I’m usually looking for someone to run—literally—into, really hard; someone to close my eyes across from, to not-breathe with, and to look in the face of and just compose an agreed-upon madness. I have met a very short list of humans in this funny life that meet me on that football field. So naturally, when I met keyon in 2012 in a residency in Portland, and we fell quickly into a habit of telepathically finding a long, insane duet in each iteration of whatever performance we were in together, I knew that I was being given a rare gift. There is a very complex and dense terrain between us, and of course it includes politics and what we don’t have in common and what we cannot understand about each other.
Six years, a dozen countries, and about twenty gigs later, and he still sometimes looks at me like he has no idea who I am. Accordingly, he trains me—always—to not assume a damn thing about him. I know his smell, what he eats, his fashion phases, his nocturnal physical rhythms, his love for peach bubbly water, and what he will not stand for. And… we often stand at a critical distance from one another in the world. He has taught me that this is an act of love. As an artist, the importance of finding a clear and automatic collaborator is a hard thing to explain, because this importance reflects a system of values that frankly just doesn’t make sense to a lot of people, or in many contexts. But keyon is my boom crash twin. We say YES. He’s my teacher. My mystery. The better part of my compositional brain. My smarter heart. He’s one of those “best-self” people for me. You know…

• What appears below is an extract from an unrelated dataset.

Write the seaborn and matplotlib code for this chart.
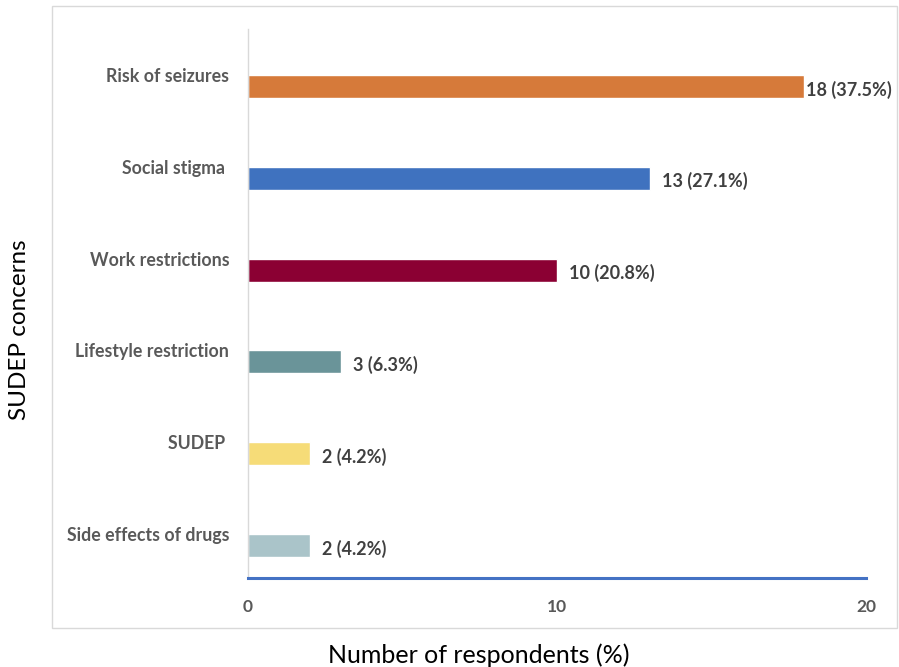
import matplotlib
matplotlib.use("Agg")
import matplotlib.pyplot as plt
import matplotlib.transforms as mtransforms
from matplotlib.patches import Rectangle
import seaborn as sns
import pandas as pd

categories = ["Risk of seizures", "Social stigma ", "Work restrictions",
              "Lifestyle restriction", "SUDEP ", "Side effects of drugs"]
counts = [18, 13, 10, 3, 2, 2]
percents = [37.5, 27.1, 20.8, 6.3, 4.2, 4.2]
colors = ["#D67A3A", "#3F72BF", "#8B0033", "#6A9499", "#F6DC78", "#AAC4C9"]
x_ticks = [0, 10, 20]

sns.set_theme(style="white")
plt.rcParams["font.family"] = ["Lato", "DejaVu Sans"]

fig = plt.figure(figsize=(8.99, 6.67), dpi=100)
ax = fig.add_axes([248/899, 1-578/667, (866-248)/899, (578-29)/667])

df = pd.DataFrame({"concern": categories, "count": counts})
sns.barplot(data=df, x="count", y="concern", hue="concern", palette=colors,
            width=0.25, legend=False, orient="h", ax=ax, saturation=1)

ax.set_xlim(0, 20)
ax.set_ylim(5.354, -0.626)
ax.set_xticks(x_ticks)
ax.set_xticklabels([str(t) for t in x_ticks], fontsize=12.5, fontweight="bold", color="#595959")
ax.tick_params(axis="x", length=0, pad=15)
ax.tick_params(axis="y", length=0, pad=13.5)
for lbl in ax.get_yticklabels():
    lbl.set_fontsize(12.8)
    lbl.set_fontweight("bold")
    lbl.set_color("#595959")
    lbl.set_transform(lbl.get_transform() +
                      mtransforms.ScaledTranslation(0, 11.5/100, fig.dpi_scale_trans))

ax.set_xlabel("")
ax.set_ylabel("")
for s in ["top", "right"]:
    ax.spines[s].set_visible(False)
ax.spines["left"].set_color("#d9d9d9")
ax.spines["left"].set_linewidth(1)
ax.spines["bottom"].set_color("#4472C4")
ax.spines["bottom"].set_linewidth(2.2)
ax.grid(False)

pads = [2, 12, 12, 12, 12, 12]
for i, (c, p) in enumerate(zip(counts, percents)):
    ax.annotate(f"{c} ({p}%)", xy=(c, i), xytext=(pads[i], -3),
                textcoords="offset pixels", ha="left", va="center",
                fontsize=13, fontweight="bold", color="#404040")

fig.text(479/899, 1-655/667, "Number of respondents (%)", ha="center", va="center",
         fontsize=18, color="black")
fig.text(20/899, 1-330/667, "SUDEP concerns", ha="center", va="center",
         rotation=90, fontsize=17.5, color="black")

fig.patches.append(Rectangle((52/899, 1-628/667), (897-52)/899, (628-6)/667,
                             transform=fig.transFigure, fill=False,
                             ec="#d9d9d9", lw=1))

fig.savefig("out.png", dpi=100, facecolor="white")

I had a dream once that I would live in a complicated city, in a weird world. I would wander around and sometimes work hard. I would grow older and meet people that I would stick to, and we would create things and sensations and radical memories together. Maybe one of those friends would make a festival, and through that festival, I would get to row a little mind-boat down a river of about ten years of big living, of trotting alongside others, of moments where I get very still and look around and know the goodness. I love this.